Wednesday, September 3, 2014

Mommy Burnout

There's an old adage that I'm sure you've heard; "the days are long but the years are short." I get it. I really do. But allow me to explain why I'm getting really tired of hearing it.

Somewhere after we brought Zoe home from China in December of 2012, a time warp seemed to happen. In the span of 13 months we went from one to three kids with a fourth on the way (Ethiopia adoption), moved houses, and changed jobs. And those are just the highlights. I'm still trying to grasp the fact that it's 2014, and I heard this rumor that it's already September. So yeah, I get the "years are short" part.

Occasionally our "days are long." Somehow a 10 minute tantrum can feel like a whole afternoon, and I have been known to beg my husband for an ETA post work to begin a survival countdown.
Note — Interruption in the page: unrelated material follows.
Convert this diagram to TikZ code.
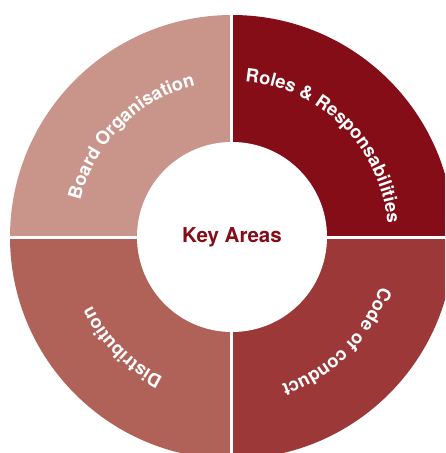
\documentclass[tikz,border=0pt]{standalone}
\usepackage{fontspec}
\setsansfont{TeX Gyre Heros}
\definecolor{boardcol}{RGB}{201,149,139}
\definecolor{rolescol}{RGB}{132,13,24}
\definecolor{conductcol}{RGB}{156,56,55}
\definecolor{distribcol}{RGB}{176,98,89}
\usetikzlibrary{decorations.text}

\newcommand{\arcfont}{\sffamily\bfseries\fontsize{18.3}{21}\selectfont\color{white}}

\begin{document}
\begin{tikzpicture}[x=1pt,y=1pt,
  gap/.style={draw=white,line width=3pt},
  hub/.style={circle,fill=white,minimum size=190pt,inner sep=0pt,
    font=\sffamily\bfseries\fontsize{20.5}{24}\selectfont,text=rolescol},
  arclabel/.style={decorate,decoration={text along path,text align=center,
    text={|\arcfont|#1}}}
]
\useasboundingbox (-232,-216) rectangle (213,237);
\clip (-232,-216) rectangle (213,237);

% Quadrants
\foreach \s/\col in {0/rolescol,90/boardcol,180/distribcol,270/conductcol}
  \fill[\col] (0,0) -- (\s:222pt) arc[start angle=\s,end angle=\s+90,radius=222pt] -- cycle;

% Gaps
\draw[gap] (0,-230) -- (0,230);
\draw[gap] (-230,0) -- (230,0);

% Hub
\node[hub] (hub) at (0,0) {Key Areas};

% Labels
\foreach \m/\txt in {45/{Roles {\&} Responsabilities},135/{Board Organisation},
                     225/{Distribution},315/{Code of conduct}}
  \path[arclabel=\txt] ({\m+60}:156pt) arc[start angle=\m+60,end angle=\m-60,radius=156pt];
\end{tikzpicture}
\end{document}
Those days definitely happen.

As the girls have gotten older though, they can play more independently with less refereeing and melt downs. Our days generally go by fairly quickly and are filled with less tears and more giggles. 

Arella and Zoe taking a silly selfie.

However, recently our nights feel like Ground Hog's Day- a constant repeat every hour of crying, screaming, coughing, and whining. I sleep like an elephant- about four hours a night and not consecutive. (Thank you Wild Kratts for my new found animal knowledge.) Plagued with a teething and runny-nosed infant, a congested toddler who is already a light sleeper and needy at night, and a big girl that now wakes us to go to the potty, well, you get the idea. 

Hubby and I are great at "divide and conquer," but that's not the way these kids are playing the game. They have honed in on their etiquette early and are each giving the other the courtesy of bellowing their very own howling wake up call to the parents via the monitor.

One parent will go check on shrieking child, do a little please-I'm-begging-you-to-go-to-sleep-dance, then eventually make his/her way back downstairs to bed where the other half-awake parent attempts a middle-of-the-night encouragement with a "good job honey," although they have no idea what just happened, what time it is or if they're even awake. Both parents lay back down and quickly fall asleep. Ten minutes later (just long enough to fall into a deep stupor) a different child sounds the alarm. Repeat. Repeat. Repeat. Wake up for the day. Or sometimes, still up for the day.

He puts on a cute face, but you can see our tired eyes, well, definitely mine.

I know "it's just a season." I know the "days are long but the years are short." I know I should "cherish every moment because it's gone in the blink of an eye." I know. I get it. In just three short years of being a parent I can see that very clearly. But knowing all those things doesn't give me a good night's rest which is basically what I'm whining about here.

I adore my children. I love staying home with them. I cherish every second I can. But right now I. Am. T-I-R-E-D. I've been running on fumes for nearly 2 months, and I think my mommy engine is overheating. I've been trying to write 3 blog entries for a week now, but there is no down time, no rest for the weary.

How then am I writing this tonight? Well, it started on my phone last night when I was up with the baby (the second time I think), and I'm finishing it right now as Hubby is up with spicy peanut. Oh, and did I mention that our AC went out? Just the upstairs. Just where our poor, sweet, already non-sleeping children lay in bed. Somehow we managed to concoct a plan B that consists of an air mattress and baby swing next to our bed downstairs. I'm sure that'll help us all get a good night's slumber. Slumber PARTY maybe.

Even though my eyes are bleary, my mind is fairly disconnected and I'm approaching full-on mommy burnout, I see my girls' imaginations coming to life. They break out into song (usually made up with no real words) throughout the day and they play everything together. This morning Arella marched outside and announced that she wanted to be alone. Zoe said, "I want be alone, too!" and followed Arella. They enjoyed some alone time together.


And they way they love Zadok blows my mind. They want him to be a part of everything. And they want to be a part of his everything. Arella lives to make him laugh, and Zoe always makes sure his paci is in, the swing is going or he has a toy to play with.









Sweet angels by day, evil geniuses at night. But oh how I love those exhausting little souls. The nights are long, but our joy is full.